**Exercise instructions:** All of the data needs to be repeated exactly.

**Collected data:**
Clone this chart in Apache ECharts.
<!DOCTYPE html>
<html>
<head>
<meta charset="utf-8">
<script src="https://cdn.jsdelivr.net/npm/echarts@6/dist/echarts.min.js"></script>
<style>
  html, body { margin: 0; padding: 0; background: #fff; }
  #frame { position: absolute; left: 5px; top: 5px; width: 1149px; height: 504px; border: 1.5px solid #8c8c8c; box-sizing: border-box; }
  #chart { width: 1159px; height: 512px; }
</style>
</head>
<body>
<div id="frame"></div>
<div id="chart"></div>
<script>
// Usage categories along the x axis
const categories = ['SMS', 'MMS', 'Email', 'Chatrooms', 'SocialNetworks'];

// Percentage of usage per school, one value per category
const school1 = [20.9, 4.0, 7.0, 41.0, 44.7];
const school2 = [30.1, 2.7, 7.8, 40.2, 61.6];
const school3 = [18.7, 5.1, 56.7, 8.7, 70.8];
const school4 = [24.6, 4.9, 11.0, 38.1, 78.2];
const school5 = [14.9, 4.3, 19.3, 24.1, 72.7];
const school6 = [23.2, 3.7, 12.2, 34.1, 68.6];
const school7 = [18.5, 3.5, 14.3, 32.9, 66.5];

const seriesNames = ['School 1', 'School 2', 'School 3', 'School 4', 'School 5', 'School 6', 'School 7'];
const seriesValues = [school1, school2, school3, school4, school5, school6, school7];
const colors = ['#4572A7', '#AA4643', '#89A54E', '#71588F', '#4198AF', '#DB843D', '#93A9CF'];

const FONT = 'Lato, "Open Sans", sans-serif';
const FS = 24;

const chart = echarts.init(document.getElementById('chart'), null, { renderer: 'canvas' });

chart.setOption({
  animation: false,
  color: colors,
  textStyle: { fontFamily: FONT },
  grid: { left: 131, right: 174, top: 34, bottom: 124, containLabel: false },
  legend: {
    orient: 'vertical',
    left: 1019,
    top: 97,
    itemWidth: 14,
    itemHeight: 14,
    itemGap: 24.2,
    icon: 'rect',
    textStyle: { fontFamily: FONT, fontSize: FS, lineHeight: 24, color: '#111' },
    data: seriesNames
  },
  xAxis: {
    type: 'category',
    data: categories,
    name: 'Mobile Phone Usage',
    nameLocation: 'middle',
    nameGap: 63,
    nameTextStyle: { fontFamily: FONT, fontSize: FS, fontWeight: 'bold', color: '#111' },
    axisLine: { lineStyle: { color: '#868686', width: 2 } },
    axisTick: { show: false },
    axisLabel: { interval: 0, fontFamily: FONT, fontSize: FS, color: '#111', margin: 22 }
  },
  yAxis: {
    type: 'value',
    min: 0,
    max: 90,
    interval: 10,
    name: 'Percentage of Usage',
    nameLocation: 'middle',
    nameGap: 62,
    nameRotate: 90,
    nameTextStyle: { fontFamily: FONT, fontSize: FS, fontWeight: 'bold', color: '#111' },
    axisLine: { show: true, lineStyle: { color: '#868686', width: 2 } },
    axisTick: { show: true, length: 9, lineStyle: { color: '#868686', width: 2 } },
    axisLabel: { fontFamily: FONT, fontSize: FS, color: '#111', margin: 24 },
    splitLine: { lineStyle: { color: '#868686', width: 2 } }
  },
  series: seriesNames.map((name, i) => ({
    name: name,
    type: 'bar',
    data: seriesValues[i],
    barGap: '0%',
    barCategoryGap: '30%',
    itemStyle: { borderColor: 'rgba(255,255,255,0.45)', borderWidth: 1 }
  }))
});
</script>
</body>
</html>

**Full answer:**
Clone this chart in Apache ECharts.
<!DOCTYPE html>
<html>
<head>
<meta charset="utf-8">
<script src="https://cdn.jsdelivr.net/npm/echarts@6/dist/echarts.min.js"></script>
<style>
  html, body { margin: 0; padding: 0; background: #fff; }
  #frame { position: absolute; left: 5px; top: 5px; width: 1149px; height: 504px; border: 1.5px solid #8c8c8c; box-sizing: border-box; }
  #chart { width: 1159px; height: 512px; }
</style>
</head>
<body>
<div id="frame"></div>
<div id="chart"></div>
<script>
// Usage categories along the x axis
const categories = ['SMS', 'MMS', 'Email', 'Chatrooms', 'SocialNetworks'];

// Percentage of usage per school, one value per category
const school1 = [20.9, 4.0, 7.0, 41.0, 44.7];
const school2 = [30.1, 2.7, 7.8, 40.2, 61.6];
const school3 = [18.7, 5.1, 56.7, 8.7, 70.8];
const school4 = [24.6, 4.9, 11.0, 38.1, 78.2];
const school5 = [14.9, 4.3, 19.3, 24.1, 72.7];
const school6 = [23.2, 3.7, 12.2, 34.1, 68.6];
const school7 = [18.5, 3.5, 14.3, 32.9, 66.5];

const seriesNames = ['School 1', 'School 2', 'School 3', 'School 4', 'School 5', 'School 6', 'School 7'];
const seriesValues = [school1, school2, school3, school4, school5, school6, school7];
const colors = ['#4572A7', '#AA4643', '#89A54E', '#71588F', '#4198AF', '#DB843D', '#93A9CF'];

const FONT = 'Lato, "Open Sans", sans-serif';
const FS = 24;

const chart = echarts.init(document.getElementById('chart'), null, { renderer: 'canvas' });

chart.setOption({
  animation: false,
  color: colors,
  textStyle: { fontFamily: FONT },
  grid: { left: 131, right: 174, top: 34, bottom: 124, containLabel: false },
  legend: {
    orient: 'vertical',
    left: 1019,
    top: 97,
    itemWidth: 14,
    itemHeight: 14,
    itemGap: 24.2,
    icon: 'rect',
    textStyle: { fontFamily: FONT, fontSize: FS, lineHeight: 24, color: '#111' },
    data: seriesNames
  },
  xAxis: {
    type: 'category',
    data: categories,
    name: 'Mobile Phone Usage',
    nameLocation: 'middle',
    nameGap: 63,
    nameTextStyle: { fontFamily: FONT, fontSize: FS, fontWeight: 'bold', color: '#111' },
    axisLine: { lineStyle: { color: '#868686', width: 2 } },
    axisTick: { show: false },
    axisLabel: { interval: 0, fontFamily: FONT, fontSize: FS, color: '#111', margin: 22 }
  },
  yAxis: {
    type: 'value',
    min: 0,
    max: 90,
    interval: 10,
    name: 'Percentage of Usage',
    nameLocation: 'middle',
    nameGap: 62,
    nameRotate: 90,
    nameTextStyle: { fontFamily: FONT, fontSize: FS, fontWeight: 'bold', color: '#111' },
    axisLine: { show: true, lineStyle: { color: '#868686', width: 2 } },
    axisTick: { show: true, length: 9, lineStyle: { color: '#868686', width: 2 } },
    axisLabel: { fontFamily: FONT, fontSize: FS, color: '#111', margin: 24 },
    splitLine: { lineStyle: { color: '#868686', width: 2 } }
  },
  series: seriesNames.map((name, i) => ({
    name: name,
    type: 'bar',
    data: seriesValues[i],
    barGap: '0%',
    barCategoryGap: '30%',
    itemStyle: { borderColor: 'rgba(255,255,255,0.45)', borderWidth: 1 }
  }))
});
</script>
</body>
</html>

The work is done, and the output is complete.